Recommended usage with paired-end reads

motu-tool / mOTUs

motus - a tool for marker gene-based OTU (mOTU) profiling

GNU General Public License v3.0

145 stars 24 forks source link

Recommended usage with paired-end reads #42

Closed mikemc closed 4 years ago

mikemc commented 4 years ago

The paper and wiki say that reads should be appropriately quality controlled. Do you recommend a particular filter-and-trim strategy for paired-end Illumina reads that works well with mOTUs2? Also, the wiki gives two different commands for profiling with paired-end reads:

As fastq input is possible to provide paired end reads:
motus profile -f forward_reads.fastq -r reverse_reads.fastq
as well as single reads that comes from quality filtering:
motus profile -f forward_reads.fq -r reverse_reads.fq -s single_reads.fq

Can you clarify what is happening in the second case (what is in single_reads.fq and how is it being used with the forward and reverse reads) and which method you typically suggest? Thanks!

AlessioMilanese commented 4 years ago

Hi @mikemc, Thanks for your interest in mOTUs.

So, you have paired-end reads (forward and reverse). Some reads are of low quality and would be better to either remove them or trim the bases of low quality.

You can use trimmomatic to filter and trim reads. Note that if you remove one read from the forward file, then the corresponding read in the reverse file doesn't have a pair. You have two options now:

throw away also the read in the reverse file, or
keep the read, but put it in a new file (which contains reads without pairs), and we call this file single.

mikemc commented 4 years ago

keep the read, but put it in a new file (which contains reads without pairs), and we call this file single.

I see, thanks for the clarification! Does the mapping done by motus profile use the paired-end information, or would the results be the same if the forward and reverse reads were filtered independently (losing the paired correspondence and keeping reads where the mate was discarded) and then passed to mOTUs with

motus profile -s forward_reads_filtered.fq,reverse_reads_filtered.fq

AlessioMilanese commented 4 years ago

mOTUs profile use paired end information when mapping the reads.

It helps to assign reads to map to multiple species. For example, if for_read map equally well to species_1 and species_2; and rev_read map equally well to species_2 and species_3. Then we know that the reads comes from species_2.

mikemc commented 4 years ago

Got it, thanks.

I'm interested in whether you think trimming and filtering is necessary (beyond removing any adapter sequences), and if so what parameters (e.g. for trimmomatic) you use in your own analysis or in the benchmarking datasets from the mOTUs2 paper. The BWA creator has suggested that quality trimming is not necessary for BWA-MEM due to the soft-clipping behavior, but the BWA FAQ indicates error rates above 2% on 100bp reads might not work well, so it is unclear to me whether spurious alignments are likely enough to be a problem for the resulting mOTUs2 profiles. Have you seen benefits of trimming and filtering beyond computational speed-ups from having to align less reads? I.e., more false-positives in the mOTUs that are identified?

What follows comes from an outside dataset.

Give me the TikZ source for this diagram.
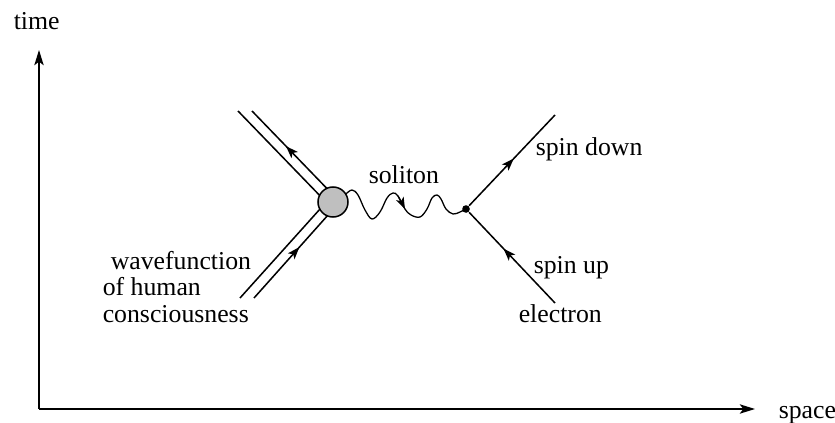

AlessioMilanese commented 4 years ago

The BWA creator has suggested that quality trimming is not necessary for BWA-MEM due to the soft-clipping behavior, but the BWA FAQ indicates error rates above 2% on 100bp reads might not work well, so it is unclear to me whether spurious alignments are likely enough to be a problem for the resulting mOTUs2 profiles. Have you seen benefits of trimming and filtering beyond computational speed-ups from having to align less reads? I.e., more false-positives in the mOTUs that are identified?

It doesn't make much of a difference to trim reads. For example, here I evaluated with ~100 samples with mOTUs V2. Changing -g has a bigger effect than trimming.

AlessioMilanese commented 4 years ago

and if so what parameters (e.g. for trimmomatic) you use in your own analysis or in the benchmarking datasets from the mOTUs2 paper.

I used the following parameters for trimmomatic:

LEADING:3 TRAILING:3 SLIDINGWINDOW:4:15 MINLEN:36

which are also used in their website.

mikemc commented 4 years ago

Great, thanks again for the info. That answers my questions so I'll go ahead and close the issue.